Several of the communities are moving toward affiliating with one another in a more formal way.

In May, Brous, Kushner, Nussbaum and Heydemann — along with Romemu’s Ingber, Amichai Lau-Levie of Lab/Shul in Manhattan and Rabbi Scott Perlo (a former rabbinic intern at Ikar) from Sixth & I Historic Synagogue — met at the Leichtag Ranch north of San Diego to discuss ways to work together more closely and potentially articulate a common vision. The group’s participants, who jokingly call themselves the G7, said the discussions had not yet turned into anything concrete, but suggested that something more definite would be forthcoming in the coming weeks and months.

They all stressed that they were not looking to form any sort of movement.

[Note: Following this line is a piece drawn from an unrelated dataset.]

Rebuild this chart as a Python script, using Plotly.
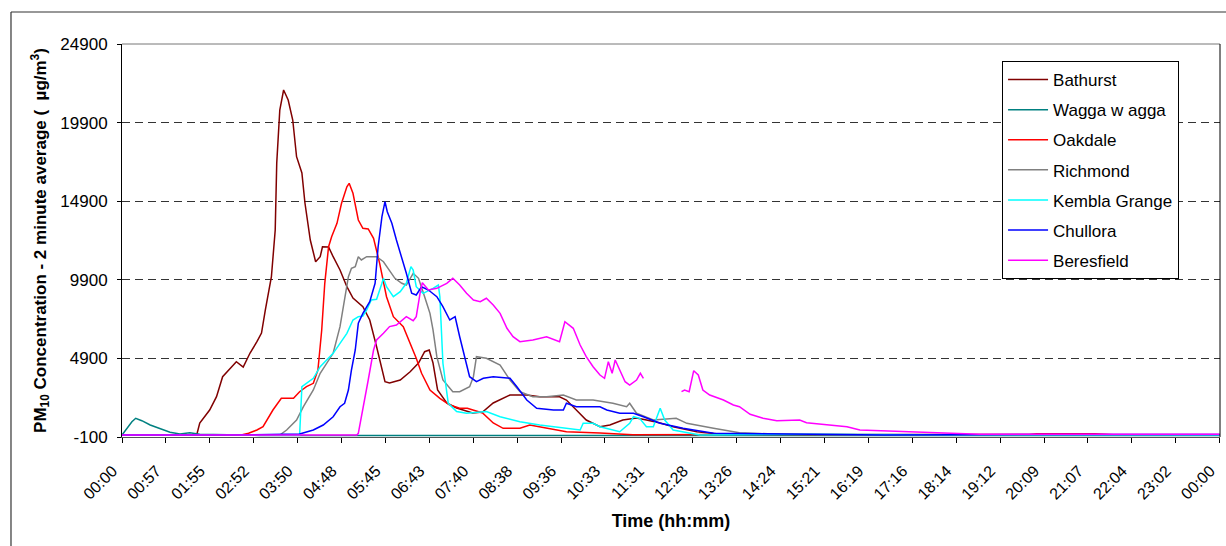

The innovative communities and their rabbis are increasingly being cited as models for the Jewish future. Several were honored in the Slingshot Fund’s newly issued directory of innovative Jewish organizations, and Levy says she travels on a monthly basis to speak to synagogues about spiritual outreach and creativity.

How precisely these communities will evolve remains an open question. And in certain ways, they already have — adding new services as the congregations grow and as members’ needs and desires change. Kavana has created a Hebrew immersion preschool and religious school, and has added adult education programs as its cohort of older congregants grows. The Kitchen’s “Shabbatify” program organizes Shabbat dinners of 12 to 20 people in participants’ homes, and the community is in the process of opening a store to sell its self-designed prayer books and a Passover game.

But Myers, an Ikar member from its early days, says that as the communities grow and evolve, those that wish to survive in the long term will inevitably need to develop their institutional forms and find new ways to generate and harness energy.